US Declares “second war on Spain”

Author’s note: Spain had an Islamic terrorist bomb before an election, and the centre right government handled it terribly, blaming the Basques. As such, they got booted out and the new government decided that it would no longer support the US military adventures. The US response wasn’t pretty.

The United States Government has today declared war on Spain, “lock, stock and heavily smoking barrel”. The invasion, which follows on from the original US-Spanish war of 1898 is planned to begin at 1200 hours today and is described by US officials as “a supportive act” in the western war on terror who were reassured that it would be “broadly welcomed” by the Spanish people.

The plans were announced by a tense looking President Bush at the White House this morning. Standing in the rose garden and wearing a three piece camouflage jacket, matching beret and a pair of enormous yellow epaulettes, the President explained to the attendant media that, “following the terrorist attacks on Madrid, the people of Spain have spoken. They have elected a namby pamby socialist Government that is hell bent on peace, democracy and ‘not being a terrorist target, na, na, na, naa, na’. It’s an outrage, and we intend to do something about it. Oh dear us, yes.” At this point the President brought a large pistol out of his pocket and started waving it around – while administration officials hastily guided him back into the White House at a fast rate of knots.

Speaking to the Brains Trust the chairman of the Joint Chiefs of Staff, General Richard Myers, expressed concern that “while every country had to make its own decision about how it supports the war on terror, it’s important that that decision was the one decided on their behalf by the good old US of A. Hell, that’s just plain old democracy!” Warming to his theme, he continued that, “If you look back through history appeasement just hasn’t worked. What these bloody Spaniards have got to understand is that it’s vital that Al Qaeda have more than one target. And the more they are targeted the less we are, the selfish bloody gits.”

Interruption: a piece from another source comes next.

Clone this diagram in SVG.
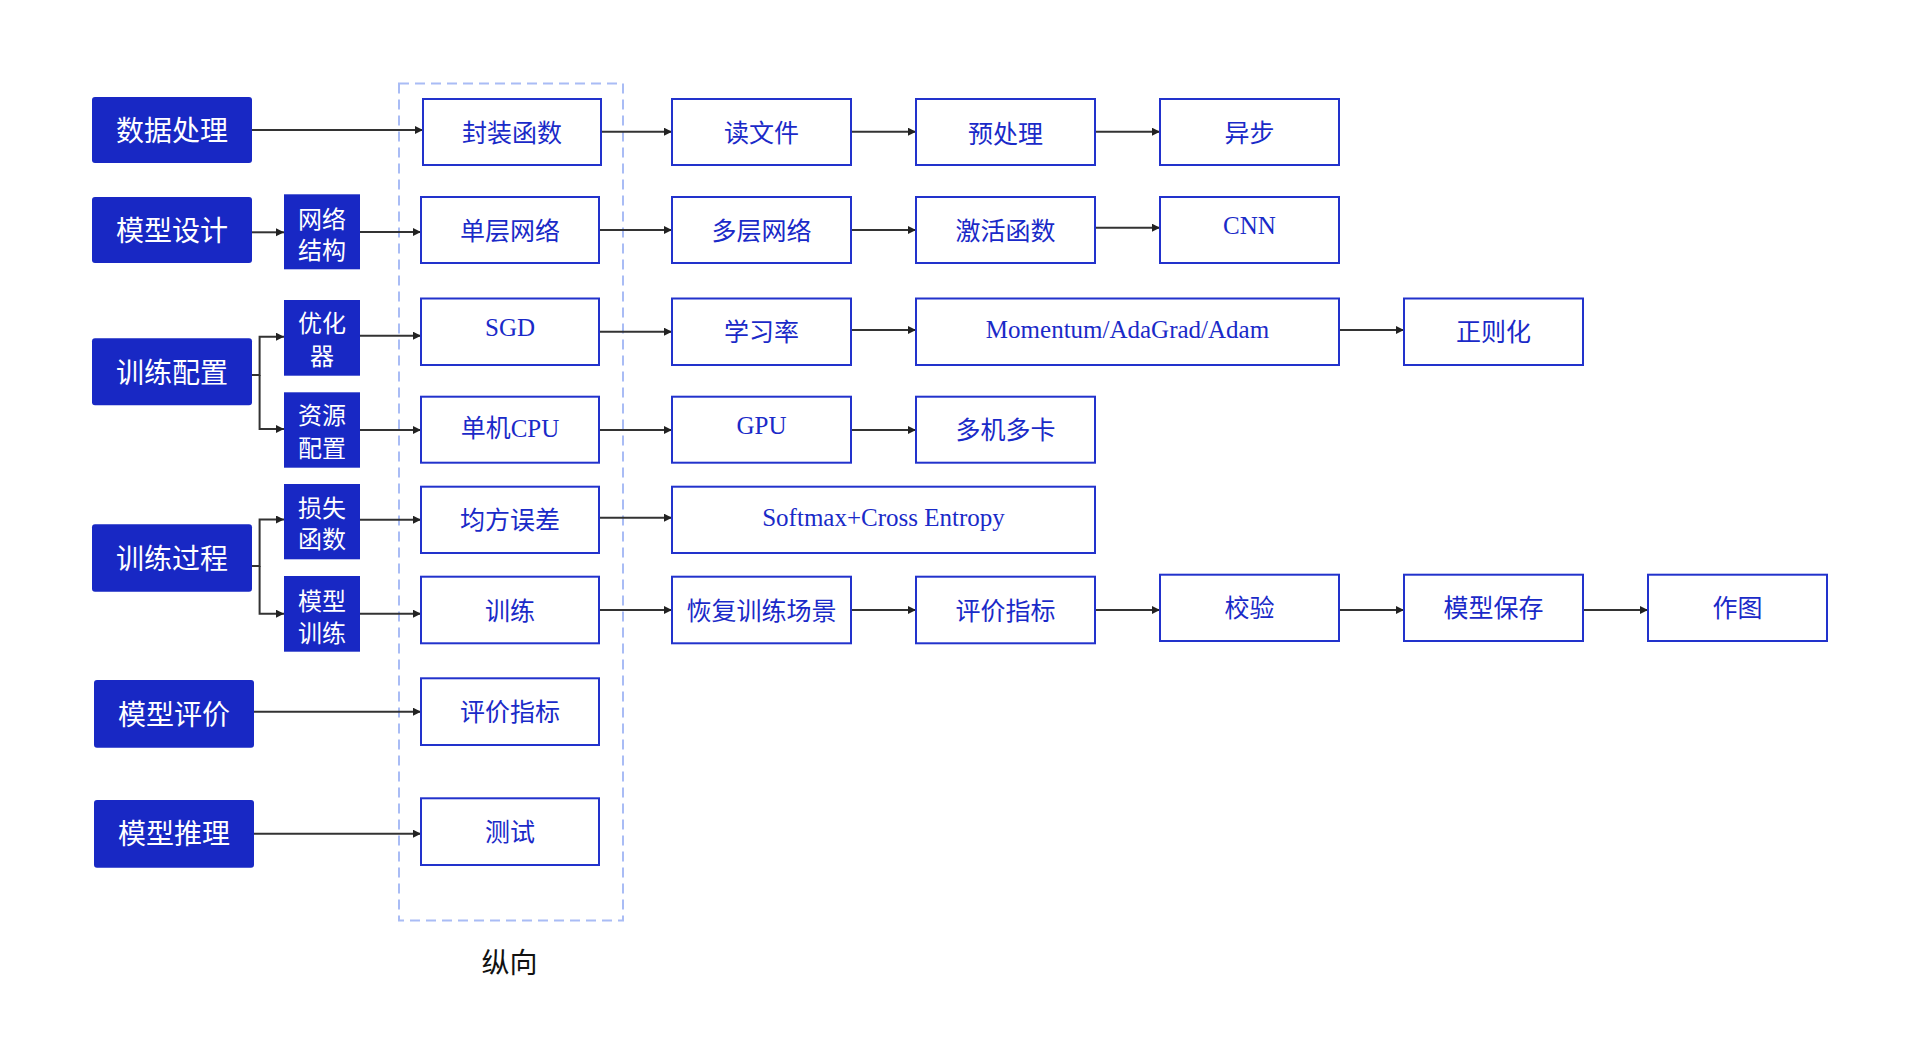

The invasion plans were hastily drawn up after what Defence Department spokesman, Derek Gadd, described as a “seriously boozy, I mean intense, lunch” between Secretary of Defence Don Rumsfeld and the Speaker of the House of Representatives, Donald Hastert. Mr Gadd explained that it was clear that the Spanish “hadn’t got the message the first time we kicked their asses in 1898,” and that the US people, although merciful, could still “remember the Alamo. Or was that the Mexicans?” He also pointed out that many of the most corrupt regimes in the world were filled with Hispanics, including Venezuela, Cuba and Florida.

As troops began to mass at various departure points across the US, amidst a flurry of supply trucks, maps and “anti-maraca devices,” George Bush, now looking “especially statesmanlike” sombrely warned that “from Barcelona in the Mediterranean to Cadiz in the Atlantic a paella curtain has descended across the Continent. Behind that line lie all the capitals of the ancient state of Espana.” He then warned that Spain may now form alliances with other European nations who were likely to build up an “Axis of Gastronomy” combining their love of garlic, rich sauces and state subsidies to undermine the healthy US culture of burgers, freedom fries and zero-tolerance.

The UK has already welcomed the invasion of Spain and has offered to supply troops, armaments and “unlimited quantities of soggy chips, fatty sausages and boiled cabbage.”